**What to do**
Lines containing the word "this" are to be counted; state their number and nothing further.

**The data**
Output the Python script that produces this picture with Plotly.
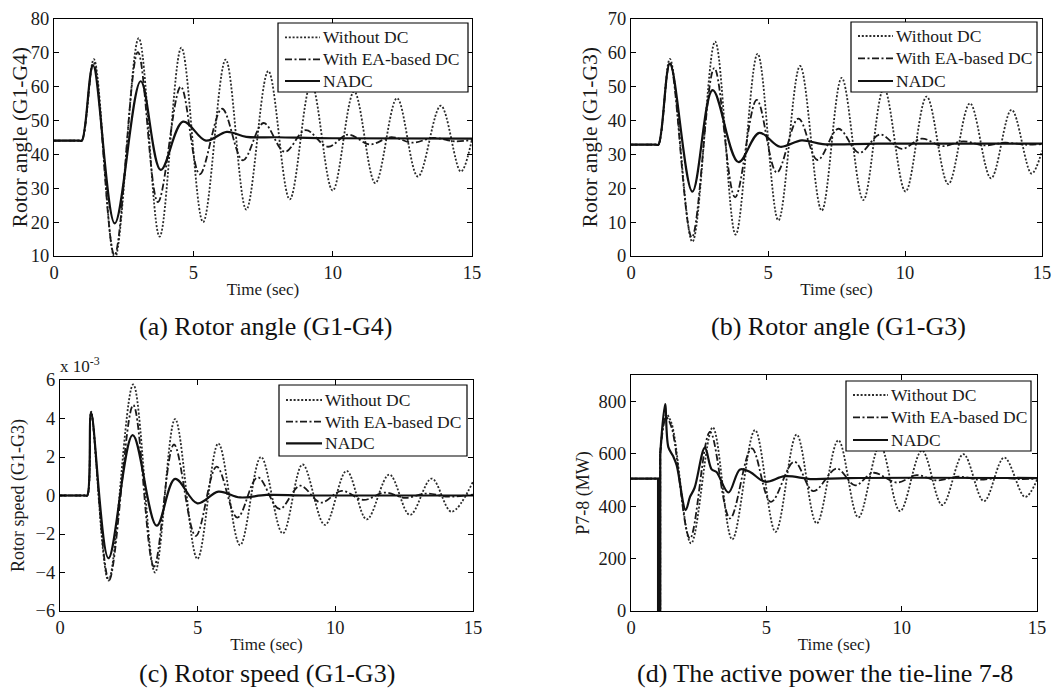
import plotly.graph_objects as go

FONT = "Liberation Serif, Times New Roman, serif"
PAGE_OFF = 8             # the page body adds an 8 px margin around the figure
W, H = 1064 - PAGE_OFF, 693 - PAGE_OFF
NAMES = ["Without DC", "With EA-based DC", "NADC"]

# ---------------- (a) Rotor angle (G1-G4) ----------------
a_t_wo = [0, 0.9, 1.0, 1.43, 2.18, 3.04, 3.79, 4.57, 5.35, 6.16, 6.9, 7.69, 8.46, 9.23, 10.0, 10.77, 11.53, 12.31, 13.06, 13.88, 14.6, 15]
a_y_wo = [44, 44, 44, 68, 9.3, 74.2, 15.7, 71.4, 20, 67.9, 23.7, 64.5, 26.7, 61, 29.3, 58.5, 31.5, 56.5, 33.4, 54.3, 34.9, 44.5]
a_t_ea = [0, 0.9, 1.0, 1.42, 2.17, 3.01, 3.73, 4.55, 5.23, 6.03, 6.78, 7.52, 8.28, 9.03, 9.83, 10.55, 11.33, 12.1, 12.88, 13.6, 14.4, 15]
a_y_ea = [44, 44, 44, 67, 10.2, 70.1, 25.9, 59.9, 34.1, 53.4, 38.2, 49.2, 40.7, 47.1, 42.2, 45.8, 42.9, 45.0, 43.4, 44.8, 43.8, 44.2]
a_t_na = [0, 0.9, 1.0, 1.4, 2.18, 3.11, 3.83, 4.63, 5.45, 6.2, 6.9, 8.0, 10, 15]
a_y_na = [44, 44, 44, 66.2, 19.6, 61.5, 35.4, 49.6, 44.0, 46.6, 45.1, 45.0, 44.7, 44.6]

# ---------------- (b) Rotor angle (G1-G3) ----------------
b_t_wo = [0, 0.9, 1.0, 1.42, 2.24, 3.07, 3.82, 4.62, 5.38, 6.17, 6.96, 7.69, 8.48, 9.23, 10.02, 10.79, 11.58, 12.37, 13.14, 13.89, 14.62, 15]
b_y_wo = [32.8, 32.8, 32.8, 58.1, 4.2, 63.2, 6.3, 59.6, 10.5, 56.0, 13.4, 52.5, 16.5, 49.5, 19, 47, 21.2, 45, 22.9, 43.1, 24.3, 31]
b_t_ea = [0, 0.9, 1.0, 1.42, 2.22, 3.04, 3.8, 4.59, 5.32, 6.11, 6.81, 7.57, 8.33, 9.09, 9.88, 10.61, 11.36, 12.13, 12.9, 13.65, 14.4, 15]
b_y_ea = [32.8, 32.8, 32.8, 57, 5.5, 55.4, 17.3, 46, 24.6, 40.5, 28.3, 37.5, 30.4, 35.8, 31.6, 34.6, 32.4, 33.8, 32.6, 33.4, 32.8, 33]
b_t_na = [0, 0.9, 1.0, 1.42, 2.24, 2.98, 3.92, 4.68, 5.44, 6.23, 7.0, 9, 15]
b_y_na = [32.8, 32.8, 32.8, 56.7, 19, 48.9, 27.7, 36.3, 32.2, 34.1, 33.0, 33.1, 33.1]

# ---------------- (c) Rotor speed (G1-G3), values in units of 1e-3 ----------------
c_t_wo = [0, 0.9, 0.99, 1.13, 1.76, 2.66, 3.45, 4.18, 4.99, 5.75, 6.54, 7.3, 8.09, 8.81, 9.62, 10.41, 11.14, 11.96, 12.71, 13.5, 14.22, 15]
c_y_wo = [0, 0, 0, 4.35, -4.42, 5.77, -4.0, 3.97, -3.29, 2.7, -2.58, 2.0, -1.97, 1.61, -1.53, 1.28, -1.24, 1.09, -1.01, 0.88, -0.84, 0.72]
c_t_ea = [0, 0.9, 0.99, 1.13, 1.78, 2.66, 3.41, 4.14, 4.93, 5.69, 6.44, 7.18, 7.97, 8.72, 9.47, 10.23, 11.02, 11.8, 12.55, 13.3, 14.1, 15]
c_y_ea = [0, 0, 0, 4.3, -4.4, 4.7, -3.7, 2.65, -2.1, 1.5, -1.15, 0.94, -0.7, 0.51, -0.37, 0.24, -0.23, 0.15, -0.12, 0.1, -0.06, 0.05]
c_t_na = [0, 0.9, 0.99, 1.13, 1.76, 2.64, 3.51, 4.18, 4.99, 5.75, 6.54, 7.5, 9, 15]
c_y_na = [0, 0, 0, 4.3, -3.26, 3.14, -1.57, 0.86, -0.41, 0.2, -0.1, 0.03, 0, 0]

# ---------------- (d) Active power of tie-line 7-8 (MW) ----------------
d_t_fault = [0, 1.0, 1.0, 1.08, 1.08]
d_y_fault = [505, 505, 0, 0, 600]
d_t_wo = [1.08, 1.3, 1.5, 2.22, 3.02, 3.74, 4.58, 5.34, 6.12, 6.86, 7.66, 8.4, 9.2, 9.94, 10.75, 11.5, 12.28, 13.04, 13.79, 14.56, 15]
d_y_wo = [600, 750, 715, 258, 700, 273, 690, 302, 673, 334, 651, 357, 632, 381, 612, 404, 598, 419, 585, 435, 500]
d_t_ea = [1.08, 1.3, 1.5, 2.18, 2.92, 3.66, 4.46, 5.17, 6.03, 6.74, 7.6, 8.28, 8.95, 9.82, 10.55, 11.3, 12.1, 12.9, 13.6, 14.4, 15]
d_y_ea = [600, 738, 700, 277, 683, 353, 620, 416, 569, 457, 543, 479, 527, 490, 518, 498, 512, 501, 508, 503, 505]
d_t_na = [1.08, 1.26, 1.38, 1.56, 1.69, 2.02, 2.18, 2.35, 2.73, 2.98, 3.16, 3.6, 4.03, 4.4, 4.95, 5.69, 6.7, 8, 15]
d_y_na = [600, 789, 625, 590, 555, 385, 435, 470, 623, 540, 530, 452, 540, 530, 493, 514, 503, 507, 507]

x_ticks = [0, 5, 10, 15]
captions = ["(a) Rotor angle (G1-G4)", "(b) Rotor angle (G1-G3)",
            "(c) Rotor speed (G1-G3)", "(d) The active power the tie-line 7-8"]
y_titles = ["Rotor angle (G1-G4)", "Rotor angle (G1-G3)", "Rotor speed (G1-G3)", "P7-8 (MW)"]

STYLE = {
    "Without DC": dict(color="#2b2b2b", width=1.8, dash="2px,1.8px"),
    "With EA-based DC": dict(color="#1a1a1a", width=1.8, dash="7px,2.5px,2px,2.5px"),
    "NADC": dict(color="#111111", width=2.2, dash="solid"),
}

# panel geometry in screen pixels: plot box, legend box, legend rows, caption centre
panels = [
    dict(px=(54, 472, 18.5, 256), yr=[10, 80], yt=list(range(10, 81, 10)), ytf=21.5, ystand=4,
         data=[(a_t_wo, a_y_wo), (a_t_ea, a_y_ea), (a_t_na, a_y_na)],
         box=(278, 23, 468, 92), rows=[37.3, 59.3, 81], samp=(285, 320), cap=(265, 326)),
    dict(px=(631, 1042, 18.5, 256), yr=[0, 70], yt=list(range(0, 71, 10)), ytf=21.5, ystand=4,
         data=[(b_t_wo, b_y_wo), (b_t_ea, b_y_ea), (b_t_na, b_y_na)],
         box=(851, 22, 1037, 92), rows=[36, 58.3, 81], samp=(858, 893), cap=(838, 326)),
    dict(px=(60, 473, 380, 611), yr=[-6, 6], yt=[-6, -4, -2, 0, 2, 4, 6], ytf=18, ystand=6,
         data=[(c_t_wo, c_y_wo), (c_t_ea, c_y_ea), (c_t_na, c_y_na)],
         box=(279, 385, 467, 456), rows=[400, 421.7, 443.3], samp=(286, 322), cap=(267, 673)),
    dict(px=(631, 1037, 375, 611), yr=[0, 900], yt=[0, 200, 400, 600, 800], ytf=18, ystand=4,
         data=[(d_t_wo, d_y_wo), (d_t_ea, d_y_ea), (d_t_na, d_y_na)],
         box=(846, 381, 1031, 451), rows=[395, 417.3, 440], samp=(853, 888), cap=(825, 673)),
]


def fx(X):
    return (X - PAGE_OFF) / W


def fy(Y):
    return 1 - (Y - PAGE_OFF) / H


fig = go.Figure()
layout = dict(width=W, height=H, margin=dict(l=0, r=0, t=0, b=0, pad=0),
              paper_bgcolor="white", plot_bgcolor="white", showlegend=False,
              font=dict(family=FONT, color="#1a1a1a"), annotations=[], shapes=[])

for i, p in enumerate(panels):
    k = "" if i == 0 else str(i + 1)
    l, r, t, b = p["px"]
    xa, ya = "x" + k, "y" + k
    if i == 3:
        for name in NAMES:
            fig.add_trace(go.Scatter(x=d_t_fault, y=d_y_fault, mode="lines", xaxis=xa, yaxis=ya,
                                     name=name, line=dict(**STYLE[name]), hoverinfo="skip"))
    for name, (tx, vy) in zip(NAMES, p["data"]):
        fig.add_trace(go.Scatter(x=tx, y=vy, mode="lines", name=name, xaxis=xa, yaxis=ya,
                                 line=dict(shape="spline", smoothing=1.0, **STYLE[name])))
    common = dict(showline=True, linecolor="black", linewidth=1, mirror="ticks", automargin=False,
                  ticks="inside", ticklen=5, tickcolor="black", showgrid=False, zeroline=False,
                  ticklabeloverflow="allow",
                  tickfont=dict(family=FONT, size=18.5, color="#1a1a1a"))
    layout["xaxis" + k] = dict(domain=[fx(l), fx(r)], anchor=ya, range=[0, 15], tickvals=x_ticks,
                               title=dict(text="Time (sec)", font=dict(size=17), standoff=0), **common)
    layout["yaxis" + k] = dict(domain=[fy(b), fy(t)], anchor=xa, range=p["yr"], tickvals=p["yt"],
                               title=dict(text=y_titles[i], font=dict(size=p["ytf"]), standoff=p["ystand"]),
                               **common)

    # legend box drawn on the paper
    bl, bt, br, bb = p["box"]
    layout["shapes"].append(dict(type="rect", xref="paper", yref="paper", x0=fx(bl), y0=fy(bb),
                                 x1=fx(br), y1=fy(bt), fillcolor="white",
                                 line=dict(color="black", width=1.2), layer="above"))
    s0, s1 = p["samp"]
    for name, ry in zip(NAMES, p["rows"]):
        st = STYLE[name]
        layout["shapes"].append(dict(type="line", xref="paper", yref="paper",
                                     x0=fx(s0), x1=fx(s1), y0=fy(ry), y1=fy(ry),
                                     line=dict(color=st["color"], width=st["width"], dash=st["dash"]),
                                     layer="above"))
        layout["annotations"].append(dict(text=name, x=fx(s1 + 1), y=fy(ry), xref="paper", yref="paper",
                                          xanchor="left", yanchor="middle", showarrow=False,
                                          font=dict(family=FONT, size=17.5, color="#1a1a1a")))

    cx, cy = p["cap"]
    layout["annotations"].append(dict(text=captions[i], x=fx(cx), y=fy(cy), xref="paper", yref="paper",
                                      xanchor="center", yanchor="middle", showarrow=False,
                                      font=dict(family=FONT, size=26, color="#111111")))

layout["annotations"].append(dict(text="x 10<sup>-3</sup>", x=fx(58), y=fy(378), xref="paper", yref="paper",
                                  xanchor="left", yanchor="bottom", showarrow=False,
                                  font=dict(family=FONT, size=17, color="#1a1a1a")))

fig.update_layout(**layout)
fig.write_html("out.html")
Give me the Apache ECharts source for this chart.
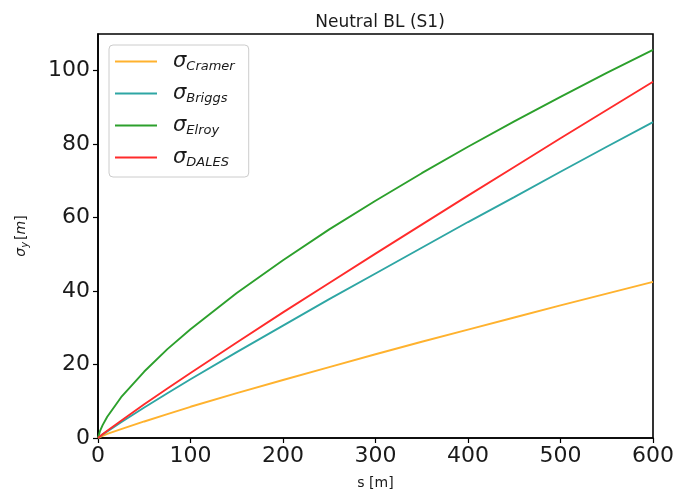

**Output of the exercise**
2